Drax power station, in North Yorkshire
Fuel change: Drax power station, in North Yorkshire, is converting three generating units to burn wood pellets © Getty Images

The UK’s pioneering Green Investment Bank said on Thursday that it had committed £635m to almost a dozen wind, waste and energy-efficiency projects around the country in its first five months.

The deals pulled in another £1.7bn of private funds, meaning that a total of £2.3bn will be invested in 11 UK green projects. The bank, a for-profit body launched with £3bn of public money in November, is the world’s first of its kind.

Some of the projects would have stayed on the drawing board if it were not for the bank, said Vince Cable, business secretary, whose department developed the institution.

He said the most important was the Drax coal power plant in Yorkshire which is to be converted to biomass generation after the green bank put in £100m – matched by almost £900m of private funding.

“It would have closed down because it has to meet European rules on coal use and it wouldn’t have been able to survive,” said Mr Cable. “Private investors were interested but they wouldn’t have gone ahead [without the bank].”

Environmental groups were angered by the bank backing a biomass plant, saying that importing woodchips for such projects would help to speed climate change and risked damaging forests.

The rest of the bank’s projects – ranging from a Wakefield waste-to-energy recycling plant to the Walney offshore wind farm in Cumbria – have proved less controversial.
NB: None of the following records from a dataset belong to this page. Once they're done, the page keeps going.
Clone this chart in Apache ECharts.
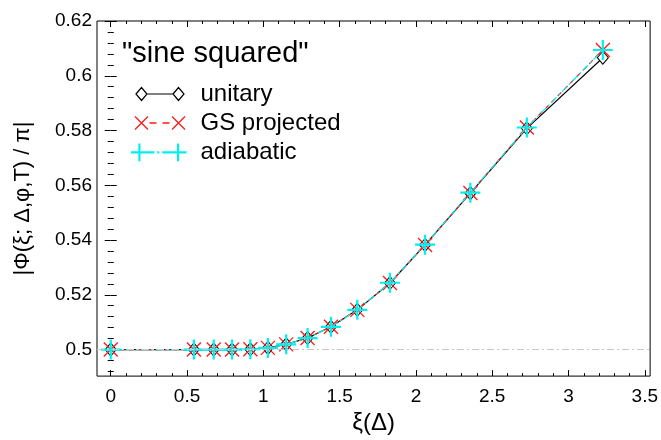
<!DOCTYPE html>
<html lang="en">
<head>
    <meta charset="UTF-8">
    <title>sine squared</title>
    <script src="https://cdn.jsdelivr.net/npm/echarts@6.0.0/dist/echarts.min.js"></script>
</head>
<style>
html,body{margin:0;padding:0;background-color:#fff}
#chartBox{width:661px;height:440px}
</style>
<body>
    <div id="chartBox"></div>
</body>
<script>
// data
const xi = [0, 0.545, 0.675, 0.795, 0.915, 1.03, 1.15, 1.29, 1.443, 1.616, 1.83, 2.06, 2.357, 2.727, 3.225];
const unitary = [0.5, 0.5, 0.5, 0.5, 0.5001, 0.5006, 0.5019, 0.5042, 0.5083, 0.5145, 0.5243, 0.5382, 0.5571, 0.5808, 0.6066];
const gsProjected = [0.5, 0.5, 0.5, 0.5, 0.5001, 0.5006, 0.5019, 0.5042, 0.5083, 0.5145, 0.5243, 0.5382, 0.5572, 0.5811, 0.6094];
const adiabatic = [0.5, 0.5, 0.5, 0.5, 0.5001, 0.5006, 0.5019, 0.5042, 0.5083, 0.5145, 0.5244, 0.5383, 0.5573, 0.5811, 0.6094];
const xMajor = [0, 0.5, 1, 1.5, 2, 2.5, 3, 3.5];
const xMinor = [0.1, 0.2, 0.3, 0.4, 0.6, 0.7, 0.8, 0.9, 1.1, 1.2, 1.3, 1.4, 1.6, 1.7, 1.8, 1.9, 2.1, 2.2, 2.3, 2.4, 2.6, 2.7, 2.8, 2.9, 3.1, 3.2, 3.3, 3.4];
const yMajor = [0.5, 0.52, 0.54, 0.56, 0.58, 0.6, 0.62];
const yMinor = [0.492, 0.496, 0.504, 0.508, 0.512, 0.516, 0.524, 0.528, 0.532, 0.536, 0.544, 0.548, 0.552, 0.556, 0.564, 0.568, 0.572, 0.576, 0.584, 0.588, 0.592, 0.596, 0.604, 0.608, 0.612, 0.616];

const FONT = 'Liberation Sans';
const X_MIN = -0.09, X_MAX = 3.535, Y_MIN = 0.4903, Y_MAX = 0.62;

const crossX = 'path://M0,0L10,10M10,0L0,10';
const crossPlus = 'path://M5,0L5,10M0,5L10,5';

// legend icons: marker - line - marker, box 56x20 (first two moves pin the box)
const iconUnitary = 'path://M0,0M56,20M5.5,10L11,3.5L16.5,10L11,16.5ZM42.5,10L48,3.5L53.5,10L48,16.5ZM16.5,10L42.5,10';
const iconGS = 'path://M0,0M56,20M4.5,3.5L17.5,16.5M17.5,3.5L4.5,16.5M41.5,3.5L54.5,16.5M54.5,3.5L41.5,16.5M19,10L26,10M32,10L39,10';
const iconAdiabatic = 'path://M0,0M56,20M0.5,10L17.5,10M9,1L9,19M39.5,10L56.5,10M48,1L48,19M17.5,10L24,10M27,10L29,10M32,10L39.5,10';

function pairs(ys){
    return xi.map((x, i) => [x, ys[i]]);
}

// one axis per tick set (major / minor, both sides)
function xAxisDef(pos, ticks, len, labels){
    return {
        type: 'value', position: pos, min: X_MIN, max: X_MAX,
        axisLine: {show: false},
        splitLine: {show: false},
        axisTick: {show: true, inside: true, length: len, customValues: ticks, lineStyle: {color: '#000', width: 1}},
        axisLabel: labels ? {show: true, customValues: ticks, fontFamily: FONT, fontSize: 19, color: '#000', margin: 11,
            formatter: v => String(v)} : {show: false},
        name: labels ? 'ξ(Δ)' : '',
        nameLocation: 'middle',
        nameGap: 31,
        nameTextStyle: {fontFamily: FONT, fontSize: 24, color: '#000'}
    };
}
function yAxisDef(pos, ticks, len, labels){
    return {
        type: 'value', position: pos, min: Y_MIN, max: Y_MAX,
        axisLine: {show: false},
        splitLine: {show: false},
        axisTick: {show: true, inside: true, length: len, customValues: ticks, lineStyle: {color: '#000', width: 1}},
        axisLabel: labels ? {show: true, customValues: ticks, fontFamily: FONT, fontSize: 19, color: '#000', margin: 5,
            formatter: v => String(+v.toFixed(3))} : {show: false},
        name: labels ? '|Φ(ξ; Δ,φ,T) / π|' : '',
        nameLocation: 'middle',
        nameRotate: 90,
        nameGap: 63,
        nameTextStyle: {fontFamily: FONT, fontSize: 22, color: '#000'}
    };
}

function generateChartOption(){
    return {
        animation: false,
        backgroundColor: '#fff',
        title: {
            text: '"sine squared"',
            left: 117, top: 34,
            textStyle: {fontFamily: FONT, fontSize: 29, fontWeight: 'normal', color: '#000'}
        },
        grid: {
            left: 97, right: 9, top: 21, bottom: 50,
            show: true, borderColor: '#000', borderWidth: 1, backgroundColor: 'transparent'
        },
        xAxis: [
            xAxisDef('bottom', xMajor, 6, true),
            xAxisDef('bottom', xMinor, 3, false),
            xAxisDef('top', xMajor, 6, false),
            xAxisDef('top', xMinor, 3, false)
        ],
        yAxis: [
            yAxisDef('left', yMajor, 6, true),
            yAxisDef('left', yMinor, 3, false),
            yAxisDef('right', yMajor, 6, false),
            yAxisDef('right', yMinor, 3, false)
        ],
        legend: {
            left: 123, top: 77,
            orient: 'vertical',
            itemWidth: 56, itemHeight: 20, itemGap: 4.5,
            textStyle: {fontFamily: FONT, fontSize: 24, color: '#000', padding: [0, 0, 0, 9]},
            data: [
                {name: 'unitary', icon: iconUnitary, itemStyle: {color: '#fff', borderColor: '#000', borderWidth: 1.2}},
                {name: 'GS projected', icon: iconGS, itemStyle: {color: 'none', borderColor: '#ff1a1a', borderWidth: 1.3}},
                {name: 'adiabatic', icon: iconAdiabatic, itemStyle: {color: 'none', borderColor: '#00f0f0', borderWidth: 2.2}}
            ]
        },
        series: [
            {
                type: 'line', name: 'ref', z: 1, silent: true,
                data: [],
                markLine: {
                    silent: true, symbol: 'none', label: {show: false},
                    lineStyle: {color: '#c8c8c8', width: 1, type: [7, 3, 2, 3]},
                    data: [{yAxis: 0.5}]
                }
            },
            {
                type: 'line', name: 'unitary', z: 2,
                data: pairs(unitary),
                symbol: 'diamond', symbolSize: [11, 13],
                lineStyle: {color: '#000', width: 1.2},
                itemStyle: {color: '#fff', borderColor: '#000', borderWidth: 1}
            },
            {
                type: 'line', name: 'GS projected', z: 3,
                data: pairs(gsProjected),
                symbol: crossX, symbolSize: 14,
                lineStyle: {color: '#ff1a1a', width: 1.2, type: [5, 4]},
                itemStyle: {color: 'none', borderColor: '#ff1a1a', borderWidth: 1.3}
            },
            {
                type: 'line', name: 'adiabatic', z: 4,
                data: pairs(adiabatic),
                symbol: crossPlus, symbolSize: 20,
                lineStyle: {color: '#00f0f0', width: 1.2, type: [7, 3, 2, 3]},
                itemStyle: {color: 'none', borderColor: '#00f0f0', borderWidth: 2.2}
            }
        ]
    };
}

let chartObj = echarts.init(document.getElementById('chartBox'));
chartObj.setOption(generateChartOption());
</script>
</html>
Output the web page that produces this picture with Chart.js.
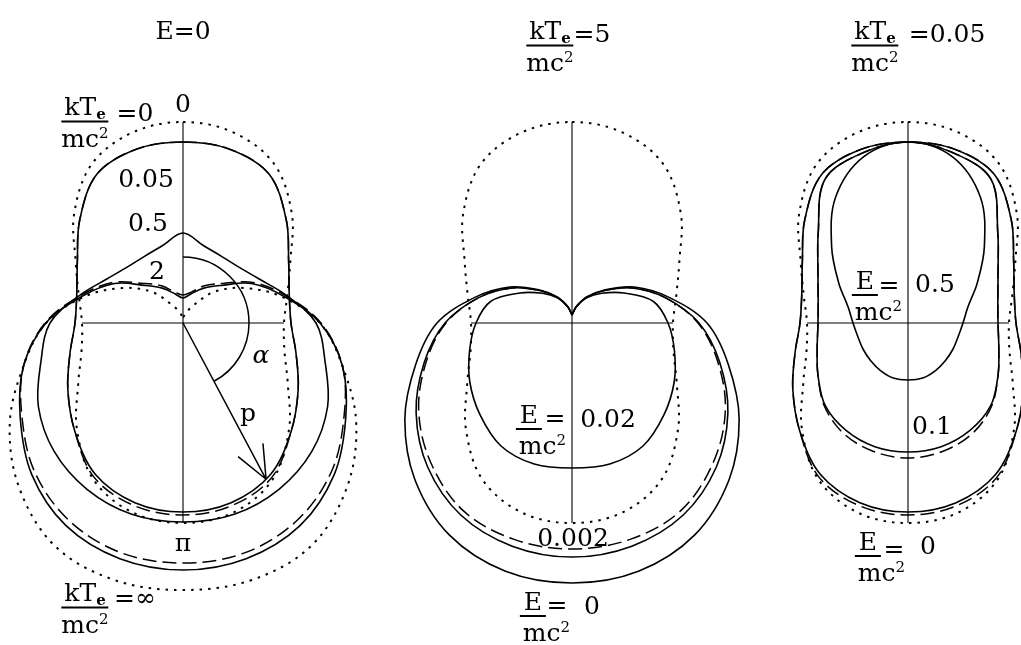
<!DOCTYPE html>
<html lang="en">
<head>
<meta charset="UTF-8">
<title>Angular distributions</title>
<script src="https://cdn.jsdelivr.net/npm/chart.js"></script>
<style>
  body { margin: 0; background: #fff; }
  #wrap { position: relative; width: 1021px; height: 645px; }
  canvas { position: absolute; left: 0; top: 0; }
  .lab { position: absolute; transform: translate(-50%, -50%); font-family: "DejaVu Serif", serif;
         font-size: 25px; line-height: 1; color: #000; white-space: nowrap; }
  .fr { display: inline-flex; flex-direction: column; align-items: center; }
  .fr .n { border-bottom: 2px solid #000; padding: 0 3px 2px; }
  .fr .d { padding-top: 3px; }
  .ef { display: inline-flex; flex-direction: column; align-items: flex-start; }
  .ef .n { border-bottom: 2px solid #000; padding: 0 4px 1px; }
  .ef .d { padding: 3px 0 0 3px; }
  sub { font-size: 15px; line-height: 0; vertical-align: -4px; font-weight: bold; }
  sup { font-size: 15px; line-height: 0; vertical-align: 9px; }
</style>
</head>
<body>
<div id="wrap">
  <canvas id="chart" width="1021" height="645"></canvas>
</div>
<script>
// angle from the upward axis, degrees; radius read at each angle (100 px = 1)
const angles = [0, 15, 30, 45, 60, 75, 90, 105, 120, 135, 150, 165, 180];

// left panel, E = 0, kTe/mc2 = 0, 0.05, 0.5, 2, infinity
const kt0 = [2.01, 1.97, 1.83, 1.54, 1.24, 1.08, 1.01, 1.05, 1.21, 1.50, 1.80, 1.96, 2.00];
const kt005 = [1.81, 1.80, 1.72, 1.46, 1.22, 1.10, 1.08, 1.17, 1.33, 1.53, 1.75, 1.86, 1.89];
const kt005Dash = [1.81, 1.80, 1.72, 1.46, 1.22, 1.10, 1.08, 1.17, 1.33, 1.53, 1.78, 1.89, 1.92];
const kt05 = [0.90, 0.80, 0.77, 0.79, 0.88, 1.07, 1.33, 1.47, 1.67, 1.82, 1.92, 1.98, 1.99];
const kt2 = [0.25, 0.30, 0.40, 0.53, 0.79, 1.04, 1.37, 1.65, 1.88, 2.14, 2.34, 2.44, 2.47];
const kt2Dash = [0.28, 0.32, 0.43, 0.56, 0.81, 1.06, 1.38, 1.65, 1.86, 2.10, 2.28, 2.38, 2.40];
const ktInf = [0.06, 0.10, 0.20, 0.44, 0.70, 1.02, 1.37, 1.65, 2.00, 2.32, 2.57, 2.66, 2.67];

// middle panel, kTe/mc2 = 5, E/mc2 = 0, 0.002, 0.02
const kt5E0 = [0.08, 0.17, 0.30, 0.47, 0.72, 1.00, 1.35, 1.62, 1.93, 2.22, 2.45, 2.57, 2.60];
const kt5E0002 = [0.08, 0.17, 0.30, 0.46, 0.70, 0.97, 1.27, 1.53, 1.80, 2.04, 2.22, 2.31, 2.34];
const kt5E0002Dash = [0.08, 0.17, 0.30, 0.46, 0.70, 0.97, 1.26, 1.51, 1.77, 1.99, 2.17, 2.24, 2.26];
const kt5E002 = [0.08, 0.17, 0.29, 0.42, 0.60, 0.84, 0.96, 1.06, 1.18, 1.30, 1.42, 1.46, 1.45];

// right panel, kTe/mc2 = 0.05, E/mc2 = 0 (kt005), 0.1, 0.5
const kt005E01 = [1.81, 1.76, 1.66, 1.27, 1.04, 0.93, 0.90, 0.94, 1.04, 1.17, 1.24, 1.28, 1.29];
const kt005E01Dash = [1.81, 1.76, 1.66, 1.27, 1.04, 0.93, 0.90, 0.94, 1.04, 1.18, 1.28, 1.33, 1.35];
const kt005E05 = [1.81, 1.72, 1.45, 1.08, 0.80, 0.62, 0.55, 0.52, 0.52, 0.53, 0.55, 0.57, 0.57];

// layout (chart units)
const centres = [[1.83, -3.23], [5.72, -3.23], [9.08, -3.23]];
const axisUp = 2.01, axisDown = 2.0, axisSide = 1.01;

function pt(r, deg, c, side) {
    const a = deg * Math.PI / 180;
    return { x: c[0] + side * r * Math.sin(a), y: c[1] + r * Math.cos(a) };
}

// closed outline: right half top to bottom, then left half back up.
// smooth curves get one extra point on each end so the top joins without a corner;
// those two end segments are left undrawn.
function polar(radii, c, smooth) {
    const pts = [];
    if (smooth) pts.push(pt(radii[1], angles[1], c, -1));
    for (let i = 0; i < angles.length; i++) pts.push(pt(radii[i], angles[i], c, 1));
    for (let i = angles.length - 2; i >= 0; i--) pts.push(pt(radii[i], angles[i], c, -1));
    if (smooth) pts.push(pt(radii[1], angles[1], c, 1));
    return pts;
}

function curve(radii, c, style, cusp) {
    let dash = [];
    let width = 1.6;
    if (style === "dot") { dash = [2.5, 6]; width = 2; }
    if (style === "dash") { dash = [14, 6]; width = 1.5; }
    const data = polar(radii, c, !cusp);
    const last = data.length - 1;
    return { data, borderColor: "#000", borderWidth: width, borderDash: dash,
             showLine: true, pointRadius: 0, tension: 0.35, fill: false,
             segment: cusp ? {} : {
                 borderColor: s => (s.p0DataIndex === 0 || s.p1DataIndex === last) ? "rgba(0,0,0,0)" : "#000"
             } };
}

function axes(c) {
    return [
        { data: [{ x: c[0], y: c[1] + axisUp }, { x: c[0], y: c[1] - axisDown }] },
        { data: [{ x: c[0] - axisSide, y: c[1] }, { x: c[0] + axisSide, y: c[1] }] }
    ].map(d => Object.assign(d, { borderColor: "#000", borderWidth: 1.1, showLine: true, pointRadius: 0, tension: 0 }));
}

const datasets = [
    ...axes(centres[0]), ...axes(centres[1]), ...axes(centres[2]),
    curve(kt0, centres[0], "dot"),
    curve(kt005, centres[0]),
    curve(kt005Dash, centres[0], "dash"),
    curve(kt05, centres[0]),
    curve(kt2, centres[0]),
    curve(kt2Dash, centres[0], "dash"),
    curve(ktInf, centres[0], "dot"),
    curve(kt0, centres[1], "dot"),
    curve(kt5E0, centres[1], "solid", true),
    curve(kt5E0002, centres[1], "solid", true),
    curve(kt5E0002Dash, centres[1], "dash", true),
    curve(kt5E002, centres[1], "solid", true),
    curve(kt0, centres[2], "dot"),
    curve(kt005, centres[2]),
    curve(kt005Dash, centres[2], "dash"),
    curve(kt005E01, centres[2]),
    curve(kt005E01Dash, centres[2], "dash"),
    curve(kt005E05, centres[2])
];

// the alpha arc and the momentum arrow p in the left panel
const arcRadius = 0.66, arrowAngle = 152, arrowLength = 1.77, headLength = 0.36, headSpread = 23;
const sketchPlugin = {
    id: "sketch",
    afterDatasetsDraw(chart) {
        const ctx = chart.ctx, xs = chart.scales.x, ys = chart.scales.y;
        const cx = xs.getPixelForValue(centres[0][0]), cy = ys.getPixelForValue(centres[0][1]);
        const unit = xs.getPixelForValue(1) - xs.getPixelForValue(0);
        ctx.save();
        ctx.strokeStyle = "#000";
        ctx.lineWidth = 1.5;
        ctx.beginPath();
        ctx.arc(cx, cy, arcRadius * unit, -Math.PI / 2, (arrowAngle - 90) * Math.PI / 180);
        ctx.stroke();
        const a = arrowAngle * Math.PI / 180;
        const tx = cx + arrowLength * unit * Math.sin(a), ty = cy - arrowLength * unit * Math.cos(a);
        ctx.beginPath();
        ctx.moveTo(cx, cy);
        ctx.lineTo(tx, ty);
        const back = Math.atan2(cy - ty, cx - tx);
        [-1, 1].forEach(s => {
            const b = back + s * headSpread * Math.PI / 180;
            ctx.moveTo(tx, ty);
            ctx.lineTo(tx + headLength * unit * Math.cos(b), ty + headLength * unit * Math.sin(b));
        });
        ctx.stroke();
        ctx.restore();
    }
};

new Chart(document.getElementById("chart"), {
    type: "scatter",
    data: { datasets },
    options: {
        responsive: false,
        animation: false,
        devicePixelRatio: 1,
        layout: { padding: 0 },
        plugins: { legend: { display: false }, tooltip: { enabled: false } },
        scales: {
            x: { type: "linear", min: 0, max: 10.21, display: false },
            y: { type: "linear", min: -6.45, max: 0, display: false }
        }
    },
    plugins: [sketchPlugin]
});

// text labels
const ktFrac = '<span class="fr"><span class="n">kT<sub>e</sub></span><span class="d">mc<sup>2</sup></span></span>';
const eFrac = '<span class="ef"><span class="n">E</span><span class="d">mc<sup>2</sup></span></span>';
const labels = [
    ["E=0", 183, 30], ["0", 183, 103], [ktFrac, 85, 122], ["=0", 135, 112],
    ["0.05", 146, 178], ["0.5", 148, 222], ["2", 157, 270],
    ["<i>α</i>", 261, 354], ["p", 248, 412], ["π", 183, 542],
    [ktFrac, 85, 608], ["=∞", 135, 597],
    [ktFrac, 550, 46], ["=5", 592, 33],
    [eFrac, 541, 430], ["=", 555, 417], ["0.02", 608, 418],
    ["0.002", 573, 537],
    [eFrac, 545, 617], ["=", 557, 604], ["0", 592, 605],
    [ktFrac, 875, 46], ["=0.05", 947, 33],
    [eFrac, 877, 296], ["=", 889, 284], ["0.5", 935, 283],
    ["0.1", 932, 425],
    [eFrac, 880, 557], ["=", 894, 548], ["0", 928, 545]
];
const wrap = document.getElementById("wrap");
labels.forEach(([html, x, y]) => {
    const d = document.createElement("div");
    d.className = "lab";
    d.innerHTML = html;
    d.style.left = x + "px";
    d.style.top = y + "px";
    wrap.appendChild(d);
});
</script>
</body>
</html>
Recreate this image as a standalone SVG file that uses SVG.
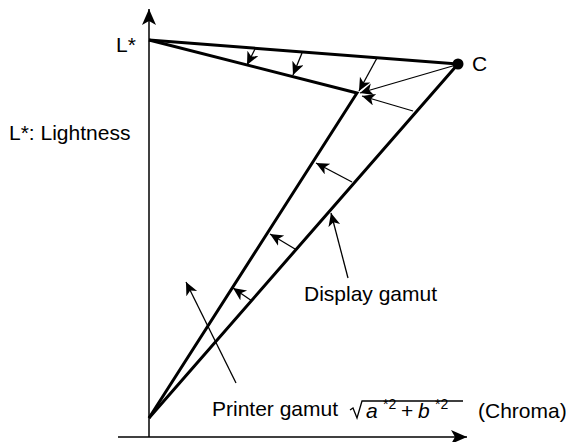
<svg xmlns="http://www.w3.org/2000/svg" width="566" height="442" viewBox="0 0 566 442">
<style>
.t{font-family:"Liberation Sans",Arial,sans-serif;font-size:21px;fill:#000}
.thick{stroke:#000;stroke-width:3;fill:none;stroke-linejoin:miter}
.thin{stroke:#000;stroke-width:1.3;fill:none;marker-end:url(#ah)}
.axis{stroke:#000;stroke-width:1.5;fill:none;marker-end:url(#big)}
</style>
<defs>
<marker id="ah" markerUnits="userSpaceOnUse" markerWidth="16" markerHeight="14" refX="13" refY="6" orient="auto">
<path d="M0,0 L13,6 L0,12 L3.5,6 Z" fill="#000"/>
</marker>
<marker id="big" markerUnits="userSpaceOnUse" markerWidth="18" markerHeight="16" refX="16" refY="7" orient="auto">
<path d="M0,0 L16,7 L0,14 L4,7 Z" fill="#000"/>
</marker>
</defs>
<g id="axes">
<line class="axis" x1="149" y1="437" x2="149" y2="9"/>
<line class="axis" x1="118" y1="437" x2="467" y2="437"/>
</g>
<g id="display-gamut">
<polyline class="thick" points="149,40 458,64 149,418"/>
<circle cx="458" cy="64" r="5.5" fill="#000"/>
</g>
<g id="printer-gamut">
<polyline class="thick" points="149,40 357,93 149,418"/>
</g>
<g id="connectors">
<line class="thin" x1="255" y1="49" x2="247" y2="65"/>
<line class="thin" x1="302" y1="53" x2="293" y2="75"/>
<line class="thin" x1="456" y1="65" x2="360" y2="93"/>
<line class="thin" x1="377" y1="58" x2="359" y2="91"/>
<line class="thin" x1="413" y1="111" x2="362" y2="96"/>
<line class="thin" x1="352" y1="182" x2="316" y2="163"/>
<line class="thin" x1="295" y1="249" x2="270" y2="234"/>
<line class="thin" x1="252" y1="301" x2="233" y2="288"/>
<line class="thin" x1="348" y1="278" x2="331" y2="213"/>
<line class="thin" x1="236" y1="383" x2="186" y2="282"/>
</g>
<g id="labels">
<text class="t" x="116" y="52">L*</text>
<text class="t" x="472" y="71">C</text>
<text class="t" x="9" y="140">L*: Lightness</text>
<text class="t" x="304" y="301">Display gamut</text>
<text class="t" x="212" y="416">Printer gamut</text>
<polyline points="350,410 353,408 357,418 362,401 463,401" stroke="#000" stroke-width="1.3" fill="none"/>
<text class="t" y="418"><tspan x="366" font-style="italic">a</tspan><tspan x="383" y="409" font-size="14">*2</tspan><tspan x="401" y="418">+</tspan><tspan x="418" font-style="italic">b</tspan><tspan x="435" y="409" font-size="14">*2</tspan></text>
<text class="t" x="478" y="418" font-size="20">(Chroma)</text>
</g>
</svg>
But some investors have questioned the value of a taxpayer-funded bank that invests in safe projects that might otherwise have attracted private money.

Mr Cable agreed the bank had been cautious, but said it had good reasons, because it would have been disastrous had it invested in “a couple of lemons to start with”.

“Everybody would have said, ‘Forget it – typical government,’ ” and future governments would have ditched it, he said.

Australia’s A$10bn (£6.5bn) Clean Energy Finance Corporation is the closest comparison to the UK’s green bank, but it is not due to start making funding commitments until July.

Andrew Cuomo, New York state’s governor, said in January he wanted to set up a $1bn green bank to spur clean energy investments.

By the time those two banks are up and running, the UK green bank is likely to have committed millions more, under the direction of Shaun Kingsbury, its chief executive.

Running the bank will present challenges. Its headquarters are in Edinburgh, while almost half its staff, including many of its investment specialists, are in London.

Mr Cable defended the unusual structure. “The world doesn’t begin and end in London,” he said. “There are many organisations that operate outside London in the financial sector. I don’t see a problem with that.”